Khertvisi Castle, Khertvisi, Georgia

Sunday, June 5, 2011

Sapara Monastery


I was in Borjomi a few days this week to help with training for the 2011 group of trainees. After Friday’s session, Melissa and I met up with fellow volunteer Lacey to fulfill a plan we’ve been working on for a while – a hike up to Sapara monastery, in the mountains near the regional center of Akhaltsikhe. We’d heard good things about it, enough to make us brave a 12-mile round trip walk into the mountains on a day with heavy rain predicted.

We set off in late morning with some lobiani, churchkhela, and fruit for a picnic, and after walking through a few villages, we came up to some beautiful views of the Akhaltsikhe valley.




It was sunny and hot, and, though the storm clouds were looming, we made good time and came around a bend to see Sapara:


It’s a place in which I think it would be easy to contemplate God and his works. The church of St. Saba was actually my favorite of those I’ve seen so far in Georgia. Maybe it was partly the walk up, maybe the quiet and the green all around, maybe the frescoes that seemed to me a little more alive than most I’ve seen, but it all added up to the perfect place of worship.
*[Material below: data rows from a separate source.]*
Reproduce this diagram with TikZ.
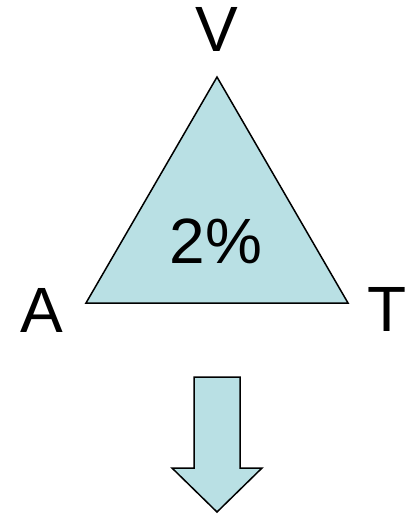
\documentclass[tikz,border=0pt]{standalone}
\usepackage{fontspec}
\setmainfont{Liberation Sans}
\definecolor{fillblue}{RGB}{185,224,228}
\begin{document}
\begin{tikzpicture}[x=1pt,y=-1pt,
  lbl/.style={anchor=base,inner sep=0pt,font=\fontsize{64}{70}\selectfont},
  shp/.style={draw=black,line width=1.5pt,fill=fillblue,line join=miter}]
\useasboundingbox (0,0) rectangle (414,516);
\coordinate (apex) at (217,77);
\coordinate (bl) at (86,303);
\coordinate (br) at (348,303);
\draw[shp] (apex) -- (bl) -- (br) -- cycle;
\node[lbl] (v) at (217,52) {V};
\node[lbl] (a) at (42,332) {A};
\node[lbl] (t) at (387,331) {T};
\node[lbl] (pct) at (216,263) {2\%};
\draw[shp] (194,377) -- (240,377) -- (240,468) -- (262,468) -- (217,512) -- (172,468) -- (194,468) -- cycle;
\end{tikzpicture}
\end{document}
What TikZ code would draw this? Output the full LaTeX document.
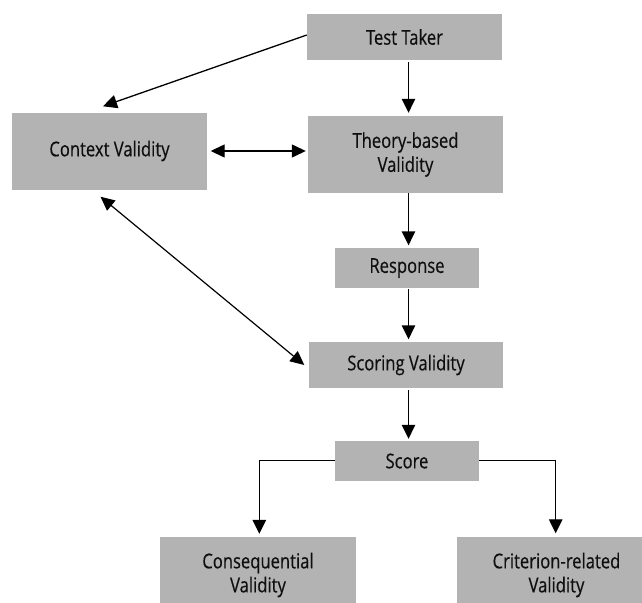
\documentclass[tikz,border=0pt]{standalone}
\usepackage{fontspec}
\setmainfont{Open Sans}[FakeStretch=0.81,FakeBold=0.4]
\usetikzlibrary{arrows.meta}
\definecolor{boxgray}{RGB}{179,179,179}
\definecolor{txt}{RGB}{15,15,15}
\begin{document}
\begin{tikzpicture}[x=1pt,y=-1pt,
  box/.style={fill=boxgray,inner sep=0pt,text=txt,font=\fontsize{20.5}{24}\selectfont,align=center},
  arr/.style={line width=1.5pt,-{Triangle[length=14pt,width=13.5pt]}},
  darr/.style={line width=1.3pt,{Triangle[length=14pt,width=13pt]}-{Triangle[length=14pt,width=13pt]}}]
\useasboundingbox (0,0) rectangle (642,602);
\node[box,minimum width=195pt,minimum height=46pt] (tt) at (404.5,37) {Test Taker};
\node[box,minimum width=195pt,minimum height=77pt] (ctx) at (109.5,151) {Context Validity};
\node[box,minimum width=195pt,minimum height=77pt] (th) at (405.5,154.5) {Theory-based\\Validity};
\node[box,minimum width=144pt,minimum height=40pt] (rs) at (407,268) {Response};
\node[box,minimum width=194pt,minimum height=46pt] (sc) at (406,365) {Scoring Validity};
\node[box,minimum width=144pt,minimum height=40pt] (scr) at (407,461) {Score};
\node[box,minimum width=196pt,minimum height=77pt] (cq) at (258,575) {Consequential\\Validity};
\node[box,minimum width=199pt,minimum height=77pt] (cr) at (556.5,575) {Criterion-related\\Validity};
\coordinate (col) at (408.5,0);
\draw[arr,line width=1.3pt] ([yshift=2pt]tt.west) -- ([xshift=-6.5pt,yshift=6pt]ctx.north);
\draw[darr] ([xshift=3.5pt]ctx.east) -- ([xshift=-2pt]th.west |- ctx.east);
\draw[darr,line width=1.2pt] ([xshift=-9pt,yshift=-7pt]ctx.south) -- ([xshift=-4.5pt]sc.west);
\draw[arr,shorten <=2pt,shorten >=3pt] (col |- tt.south) -- (col |- th.north);
\draw[arr,shorten >=2.5pt] (col |- th.south) -- (col |- rs.north);
\draw[arr,shorten <=1pt,shorten >=2.5pt] (col |- rs.south) -- (col |- sc.north);
\draw[arr,shorten <=2pt,shorten >=2pt] (col |- sc.south) -- (col |- scr.north);
\draw[arr,line width=1.3pt] ([yshift=0.5pt]scr.west) -| ([xshift=1.3pt,yshift=2.5pt]cq.north);
\draw[arr,line width=1.3pt] ([yshift=0.5pt]scr.east) -| ([xshift=-0.8pt,yshift=3pt]cr.north);
\end{tikzpicture}
\end{document}
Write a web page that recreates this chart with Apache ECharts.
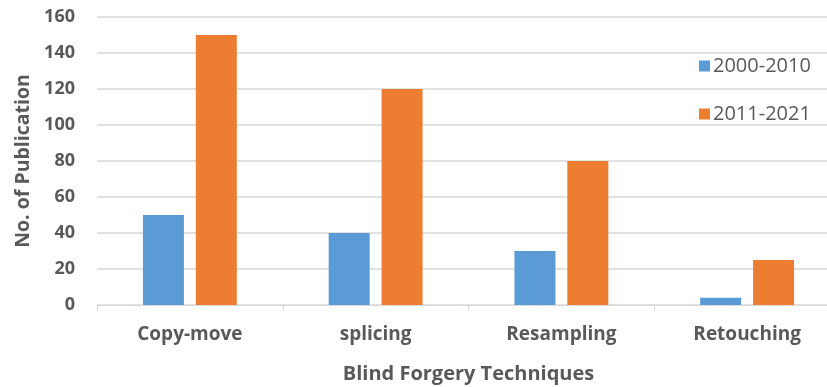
<!DOCTYPE html>
<html>
<head>
<meta charset="utf-8">
<script src="https://cdn.jsdelivr.net/npm/echarts@6/dist/echarts.min.js"></script>
<style>
html,body{margin:0;padding:0;background:#fff;}
#chart{width:827px;height:387px;}
</style>
</head>
<body>
<div id="chart"></div>
<script>
const categories = ['Copy-move', 'splicing', 'Resampling', 'Retouching'];
const series2000_2010 = [50, 40, 30, 4];
const series2011_2021 = [150, 120, 80, 25];
const seriesNames = ['2000-2010', '2011-2021'];
const yTicks = [0, 20, 40, 60, 80, 100, 120, 140, 160];

const FONT = 'Open Sans';
const TXT = '#595959';
const chart = echarts.init(document.getElementById('chart'), null, {renderer: 'canvas'});
chart.setOption({
  animation: false,
  backgroundColor: '#fff',
  textStyle: {fontFamily: FONT},
  grid: {left: 97, top: 17, width: 743, bottom: 82, outerBoundsMode: 'none', containLabel: false},
  legend: {
    orient: 'vertical', left: 694, top: 51,
    itemWidth: 11, itemHeight: 11, itemGap: 28, icon: 'rect',
    textStyle: {fontFamily: FONT, fontSize: 20, color: TXT, padding: [0,0,0,-2]},
    data: seriesNames
  },
  xAxis: {
    type: 'category', data: categories,
    axisLine: {lineStyle: {color: '#d9d9d9', width: 1}},
    axisTick: {show: true, length: 6, lineStyle: {color: '#d9d9d9'}},
    axisLabel: {fontFamily: FONT, fontSize: 19, fontWeight: 'bold', color: TXT, margin: 20},
    name: 'Blind Forgery Techniques', nameLocation: 'middle', nameGap: 59,
    nameTextStyle: {fontFamily: FONT, fontSize: 20, fontWeight: 'bold', color: TXT}
  },
  yAxis: {
    type: 'value', min: yTicks[0], max: yTicks[yTicks.length-1], interval: 20,
    axisLine: {show: false}, axisTick: {show: false},
    splitLine: {lineStyle: {color: '#d9d9d9', width: 1.5}},
    axisLabel: {fontFamily: FONT, fontSize: 18, fontWeight: 'bold', color: TXT, margin: 22},
    name: 'No. of Publication', nameLocation: 'middle', nameGap: 63, nameRotate: 90,
    nameTextStyle: {fontFamily: FONT, fontSize: 19.5, fontWeight: 'bold', color: TXT}
  },
  series: [
    {name: seriesNames[0], type: 'bar', data: series2000_2010, barWidth: 41, barGap: '29%',
     itemStyle: {color: '#5b9bd5'}},
    {name: seriesNames[1], type: 'bar', data: series2011_2021, barWidth: 41, barGap: '29%',
     itemStyle: {color: '#ed7d31'}}
  ]
});
</script>
</body>
</html>
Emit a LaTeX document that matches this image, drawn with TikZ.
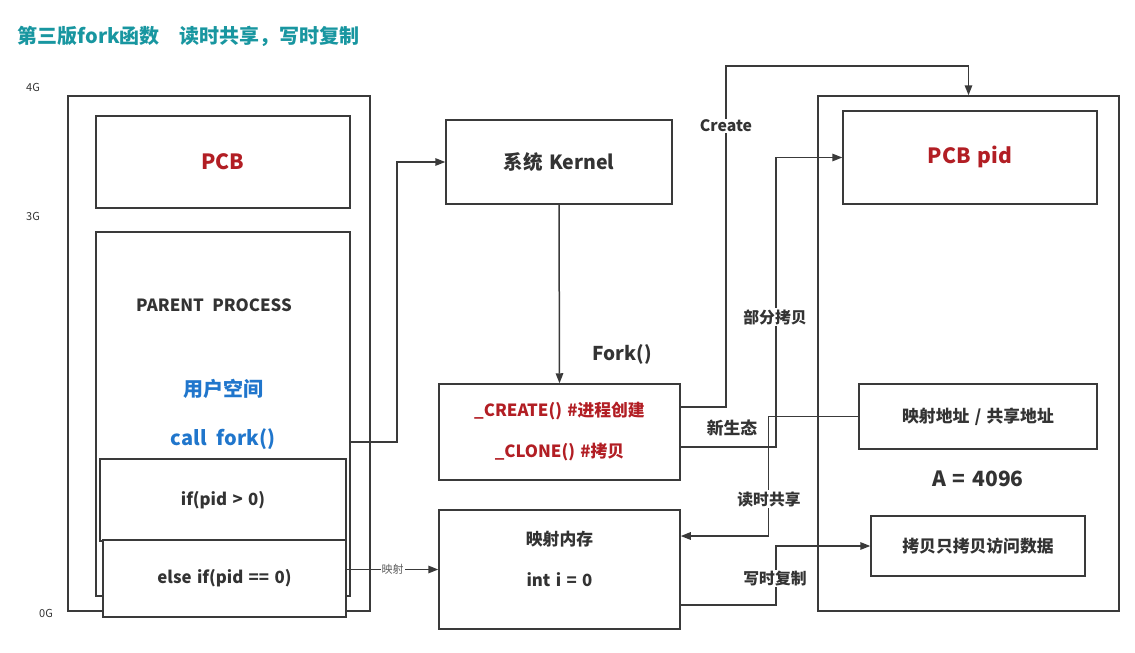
\documentclass[tikz,border=0pt]{standalone}
\usepackage{fontspec}
\setmainfont{Noto Sans CJK SC}[WordSpace=1.4]
\usetikzlibrary{arrows.meta}
\definecolor{ln}{RGB}{58,58,58}
\definecolor{tx}{RGB}{51,51,51}
\definecolor{ttl}{RGB}{24,150,160}
\definecolor{rd}{RGB}{178,30,36}
\definecolor{bl}{RGB}{32,118,204}
\begin{document}
\begin{tikzpicture}[x=1pt,y=-1pt,
  box/.style={draw=ln,line width=1.5pt,fill=white,inner sep=0pt},
  arr/.style={draw=ln,line width=1.5pt,-{Triangle[length=10pt,width=7.5pt]}},
  lbl/.style={fill=white,inner sep=1pt,text=tx,font=\fontsize{15.8}{18}\selectfont\bfseries},
  txt/.style={text=tx,font=\fontsize{16.8}{20}\selectfont\bfseries},
  axis/.style={text=tx,font=\fontsize{11}{13}\selectfont}]
\useasboundingbox (0,0) rectangle (1135,653);
\node[anchor=west,text=ttl,font=\fontsize{20}{24}\selectfont\bfseries] (title) at (14,36) {第三版fork函数\hspace{1em}读时共享，写时复制};
\node[axis] (g4) at (33,87) {4G};
\node[axis] (g3) at (33,216) {3G};
\node[axis] (g0) at (46,613) {0G};
% left side
\node[box,minimum width=302pt,minimum height=515pt] (lbox) at (219,353.5) {};
\node[box,minimum width=254pt,minimum height=92pt] (pcb) at (223,162) {};
\node[text=rd,font=\fontsize{21}{25}\selectfont\bfseries] (pcbt) at (223,162) {PCB};
\node[box,minimum width=254pt,minimum height=364pt] (inner) at (223,414) {};
\node[txt] (pp) at (214,305) {PARENT\hspace{0.5em}PROCESS};
\node[text=bl,font=\fontsize{20}{24}\selectfont\bfseries] (us) at (223,389) {用户空间};
\node[text=bl,font=\fontsize{20}{24}\selectfont\bfseries] (cf) at (223,439) {call\hspace{0.5em}fork()};
\node[box,minimum width=246pt,minimum height=82pt] (ifb) at (223,500) {};
\node[txt] (ift) at (223,500) {if(pid > 0)};
\node[box,minimum width=243pt,minimum height=77pt] (elb) at (224.5,578.5) {};
\node[txt] (elt) at (224.5,578.5) {else if(pid == 0)};
% middle
\node[box,minimum width=226pt,minimum height=84pt,txt,font=\fontsize{19.5}{23}\selectfont\bfseries] (kern) at (559,162) {系统 Kernel};
\node[box,minimum width=241pt,minimum height=96pt] (cc) at (559.5,432) {};
\node[text=rd,font=\fontsize{16.8}{20}\selectfont\bfseries] (cct1) at (559.5,411) {\_CREATE() \#进程创建};
\node[text=rd,font=\fontsize{16.8}{20}\selectfont\bfseries] (cct2) at (559.5,452) {\_CLONE() \#拷贝};
\node[box,minimum width=241pt,minimum height=119pt] (mem) at (559.5,569.5) {};
\node[txt] (memt1) at (559.5,539) {映射内存};
\node[txt] (memt2) at (559.5,580) {int i = 0};
\node[txt,font=\fontsize{19}{23}\selectfont\bfseries] (fork) at (622,354) {Fork()};
% right side
\node[box,minimum width=301pt,minimum height=515pt] (rbox) at (968.5,353.5) {};
\node[box,minimum width=254pt,minimum height=93pt] (pcbpid) at (970,157.5) {};
\node[text=rd,font=\fontsize{21}{25}\selectfont\bfseries] (pcbpidt) at (970,157) {PCB pid};
\node[box,minimum width=238pt,minimum height=65pt,txt] (map) at (978,416.5) {映射地址 / 共享地址};
\node[txt,font=\fontsize{21}{25}\selectfont\bfseries] (a4096) at (978,479) {A = 4096};
\node[box,minimum width=214pt,minimum height=60pt,txt] (copy) at (978,546) {拷贝只拷贝访问数据};
% connectors
\coordinate (cfs) at (350,442);
\draw[arr] (cfs) -- (397,442) |- (kern.west);
\draw[arr] (kern.south) -- (cc.north);
\draw[arr] (elb.east |- mem.west) -- node[fill=white,inner sep=1pt,text=tx!80,font=\fontsize{11}{13}\selectfont] (ys) {映射} (mem.west);
\coordinate (ctop) at (726,66);
\draw[arr] ([yshift=25pt]cc.east) -| (ctop) -| (rbox.north);
\node[lbl] (clbl) at (726,126) {Create};
\draw[arr] ([yshift=-15pt]cc.east) -- ++(95,0) |- (pcbpid.west);
\node[lbl] (bflbl) at (775,317) {部分拷贝};
\draw[arr] (map.west) -- ++(-90,0) |- ([yshift=33.5pt]mem.east);
\node[lbl] (dslbl) at (769,499) {读时共享};
\draw[arr] ([yshift=-35.5pt]mem.east) -- ++(95,0) |- (copy.west);
\node[lbl] (xslbl) at (775,578) {写时复制};
\node[txt] (xst) at (732,428) {新生态};
\end{tikzpicture}
\end{document}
Hobbits like the place too, apparently.

After spending some time in the dim cool of the stone church, we scrambled up past the monks’ beehives to a ruined fortress on top of the hill before coming back down for lunch on the grass. We set off homework around 2:15, the clouds gathering ominously. About a mile down the road, a taxi bearing a single tourist rolled past us, and we didn’t have the presence of mind to flag it down. We joked that, 5 rainy miles later, we’d be sorry we missed it.

Good joke. It started pouring as we crested the ridge and headed back down into the valley where Akhaltsikhe huddled under a downpour. We tromped and slid through the rain and rocks and mud and made it back down to the first villages just about the time the sun came out. Even with the rain, we would have done it again.

Sunday was a good day to be at home, since it was the first khorovats – barbecue – of the season. Armenian-style summer barbecue is pork roasted on skewers, along with peppers, tomatoes, and eggplants which are blackened on the outside then peeled and served as something almost like a stew to go along with the meat, all to be picked up with and rolled inside the ubiquitous lavash. A great early-summer meal, especially finished off with ice cream.




And it really is starting to feel like summer – well, spring, at least – here in Akhalkalaki. The trees are blooming, the snow is almost gone off all but the highest mountains, and everything is greener than we’ve yet seen it. Not a bad time to be in the mountains.